Mortgage lending is slowing, mortgage transfers are plummeting, and the risk of default remains low
Acceleration in the growth of consumer credit, driven by loans for the purchase of cars and motorbikes and salary-backed loans
The analysis of the 60th edition of the Retail Credit Observatory, compiled by Assofin, Crif and Prometeia, paints an overall positive picture for the Italian household credit market in the first quarter of 2026, albeit within a macroeconomic context characterised by uncertainty and geopolitical tensions. The consumer credit sector is consolidating its upward trend, with an acceleration in the growth of disbursed loans of +4.9% in the first few months of the year. This trend is driven in particular by the robust recovery in loans for the purchase of cars and motorbikes, which rose by 6.2%, also benefiting from incentives aimed at green mobility. However, the most dynamic loan type by far remains salary or pension-backed loans, which recorded an increase of +7.5%, whilst personal loans and instalment credit card spending showed more modest growth of +4.1% and +0.7% respectively.
By contrast, divergent trends are evident in the mortgage sector, which is undergoing a period of transition following the strong expansion recorded in 2025. In the first quarter of 2026, mortgage lending for home purchases slowed, growing by just 4 per cent – a figure which nevertheless continues to underpin the rise in residential property sales (+4.4 per cent). The most disruptive development in this segment, however, is the collapse in mortgage refinancing, which has plummeted by 66.8% due to the gradual expiry of older contracts eligible for more favourable terms. This sharp contraction, combined with inflationary pressures and uncertainty over the future path of interest rates, has led to an overall decline of 5.7% in total mortgage lending to households in the first three months of the year.

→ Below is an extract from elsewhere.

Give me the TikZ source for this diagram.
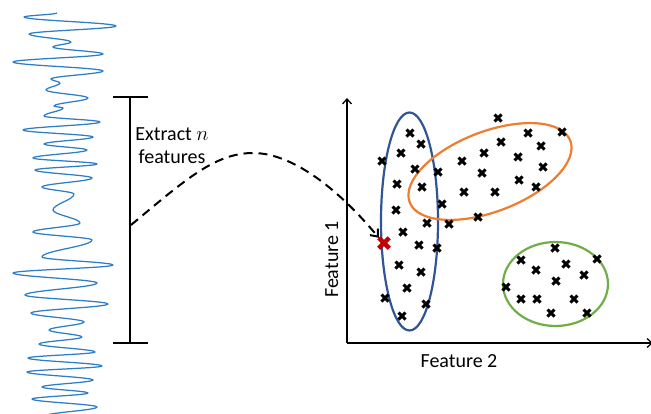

Funding geared towards the green transition is now making a vital contribution to the support and development of the entire market. Suffice it to say that in 2025, so-called ‘green mortgages’, intended for the purchase of energy-efficient properties, accounted for 16 per cent of total lending. A similar trend can be seen in consumer credit, where 21 per cent of home-related loans are now allocated to energy efficiency measures (such as solar panels or heat pumps), and 22 per cent of car loans are specifically aimed at sustainable mobility.
At the same time, the sector is undergoing a profound technological and distributional transformation: the digital channel is growing, with 19 per cent of personal loan volumes being arranged entirely online, and the role of third-party networks – such as agents and brokers – is being significantly strengthened; they now facilitate 79 per cent of salary-backed loans and almost half of all mortgages.
From a credit quality perspective, the system is proving to be extremely resilient and risk levels remain at historically low levels, reflecting the soundness of household finances and the prudent lending policies adopted by lenders in recent years. In March 2026, the overall default rate on household credit stood at 1.5%. Analysing the individual sectors, risk in consumer credit has stabilised at 1.8%, with a natural structural difference between personal loans (2.4%) and the less risky special-purpose loans (1.3%). A particularly positive result was seen in mortgage loans, where the risk level fell further to 0.4 per cent, with declining default rates across all maturity categories, including those typically longer and more onerous than thirty years.